▶ OBJECTIVE: Leaving out every picture, quote the data below exactly as it appears.

◇ ◇ ◇ ◇ ◇ ◇ ◇

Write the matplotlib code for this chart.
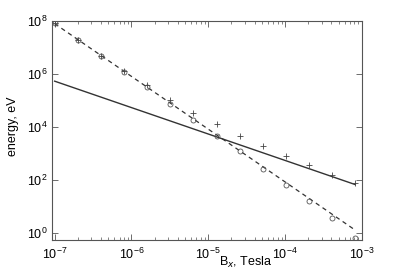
import numpy as np
import matplotlib
matplotlib.use("Agg")
import matplotlib.pyplot as plt
from matplotlib.ticker import LogLocator, NullLocator, FixedLocator

plt.rcParams['font.family'] = ['Liberation Sans', 'DejaVu Sans']
plt.rcParams['mathtext.fontset'] = 'custom'
plt.rcParams['mathtext.rm'] = 'Liberation Sans'

# Magnetic field values (Tesla), doubling each step
b_field = [1e-7, 2e-7, 4e-7, 8e-7, 1.6e-6, 3.2e-6, 6.4e-6, 1.28e-5,
           2.56e-5, 5.12e-5, 1.024e-4, 2.048e-4, 4.096e-4, 8.192e-4]

# log10 of energy (eV) for circle points
log_e_circle = [7.92, 7.28, 6.67, 6.07, 5.50, 4.86, 4.25, 3.68,
                3.08, 2.43, 1.83, 1.22, 0.58, -0.18]
# log10 of energy (eV) for plus points
log_e_plus = [7.92, 7.30, 6.70, 6.10, 5.57, 5.03, 4.55, 4.10,
              3.68, 3.27, 2.92, 2.58, 2.20, 1.90]

# fitted lines (endpoints)
fit_b = [1e-7, 8.192e-4]
dashed_e = [8.0e7, 1.3]
solid_e = [5.4e5, 68.0]

e_circle = 10 ** np.array(log_e_circle)
e_plus = 10 ** np.array(log_e_plus)

fig = plt.figure(figsize=(3.99, 2.70), dpi=100)
ax = fig.add_axes([0.130, 0.111, 0.777, 0.811])

ax.plot(fit_b, solid_e, color="#333333", lw=1.0)
ax.plot(fit_b, dashed_e, color="#333333", lw=0.9, ls=(0, (3.5, 3)))
ax.plot(b_field, e_circle, ls="none", marker="o", ms=3.6, mfc="none",
        mec="#555555", mew=0.6)
ax.plot(b_field, e_plus, ls="none", marker="+", ms=4.5, color="#444444", mew=0.6)

ax.set_xscale("log")
ax.set_yscale("log")
ax.set_xlim(0.92e-7, 1e-3)
ax.set_ylim(0.55, 1e8)

ax.xaxis.set_major_locator(LogLocator(base=10, numticks=10))
ax.xaxis.set_minor_locator(LogLocator(base=10, subs=np.arange(2, 10), numticks=10))
ax.yaxis.set_major_locator(FixedLocator([1e0, 1e2, 1e4, 1e6, 1e8]))
ax.yaxis.set_minor_locator(NullLocator())

ax.tick_params(which="both", direction="in", top=True, right=True,
               colors="#555555", labelcolor="black", labelsize=9)
ax.tick_params(which="major", length=4, width=0.6)
ax.tick_params(which="minor", length=2, width=0.5)
ax.tick_params(axis="x", which="major", pad=5)
ax.tick_params(axis="y", which="major", pad=3)
for s in ax.spines.values():
    s.set_color("#555555")
    s.set_linewidth(0.8)

ax.set_xlabel(r"B$_x$, Tesla", fontsize=9)
ax.xaxis.set_label_coords(0.625, -0.068)
ax.set_ylabel("energy, eV", fontsize=9)
ax.yaxis.set_label_coords(-0.105, 0.52)

fig.savefig("out.png", dpi=100)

◇ ◇ ◇ ◇ ◇ ◇ ◇

▶ WRITTEN SOLUTION:
Write the matplotlib code for this chart.
import numpy as np
import matplotlib
matplotlib.use("Agg")
import matplotlib.pyplot as plt
from matplotlib.ticker import LogLocator, NullLocator, FixedLocator

plt.rcParams['font.family'] = ['Liberation Sans', 'DejaVu Sans']
plt.rcParams['mathtext.fontset'] = 'custom'
plt.rcParams['mathtext.rm'] = 'Liberation Sans'

# Magnetic field values (Tesla), doubling each step
b_field = [1e-7, 2e-7, 4e-7, 8e-7, 1.6e-6, 3.2e-6, 6.4e-6, 1.28e-5,
           2.56e-5, 5.12e-5, 1.024e-4, 2.048e-4, 4.096e-4, 8.192e-4]

# log10 of energy (eV) for circle points
log_e_circle = [7.92, 7.28, 6.67, 6.07, 5.50, 4.86, 4.25, 3.68,
                3.08, 2.43, 1.83, 1.22, 0.58, -0.18]
# log10 of energy (eV) for plus points
log_e_plus = [7.92, 7.30, 6.70, 6.10, 5.57, 5.03, 4.55, 4.10,
              3.68, 3.27, 2.92, 2.58, 2.20, 1.90]

# fitted lines (endpoints)
fit_b = [1e-7, 8.192e-4]
dashed_e = [8.0e7, 1.3]
solid_e = [5.4e5, 68.0]

e_circle = 10 ** np.array(log_e_circle)
e_plus = 10 ** np.array(log_e_plus)

fig = plt.figure(figsize=(3.99, 2.70), dpi=100)
ax = fig.add_axes([0.130, 0.111, 0.777, 0.811])

ax.plot(fit_b, solid_e, color="#333333", lw=1.0)
ax.plot(fit_b, dashed_e, color="#333333", lw=0.9, ls=(0, (3.5, 3)))
ax.plot(b_field, e_circle, ls="none", marker="o", ms=3.6, mfc="none",
        mec="#555555", mew=0.6)
ax.plot(b_field, e_plus, ls="none", marker="+", ms=4.5, color="#444444", mew=0.6)

ax.set_xscale("log")
ax.set_yscale("log")
ax.set_xlim(0.92e-7, 1e-3)
ax.set_ylim(0.55, 1e8)

ax.xaxis.set_major_locator(LogLocator(base=10, numticks=10))
ax.xaxis.set_minor_locator(LogLocator(base=10, subs=np.arange(2, 10), numticks=10))
ax.yaxis.set_major_locator(FixedLocator([1e0, 1e2, 1e4, 1e6, 1e8]))
ax.yaxis.set_minor_locator(NullLocator())

ax.tick_params(which="both", direction="in", top=True, right=True,
               colors="#555555", labelcolor="black", labelsize=9)
ax.tick_params(which="major", length=4, width=0.6)
ax.tick_params(which="minor", length=2, width=0.5)
ax.tick_params(axis="x", which="major", pad=5)
ax.tick_params(axis="y", which="major", pad=3)
for s in ax.spines.values():
    s.set_color("#555555")
    s.set_linewidth(0.8)

ax.set_xlabel(r"B$_x$, Tesla", fontsize=9)
ax.xaxis.set_label_coords(0.625, -0.068)
ax.set_ylabel("energy, eV", fontsize=9)
ax.yaxis.set_label_coords(-0.105, 0.52)

fig.savefig("out.png", dpi=100)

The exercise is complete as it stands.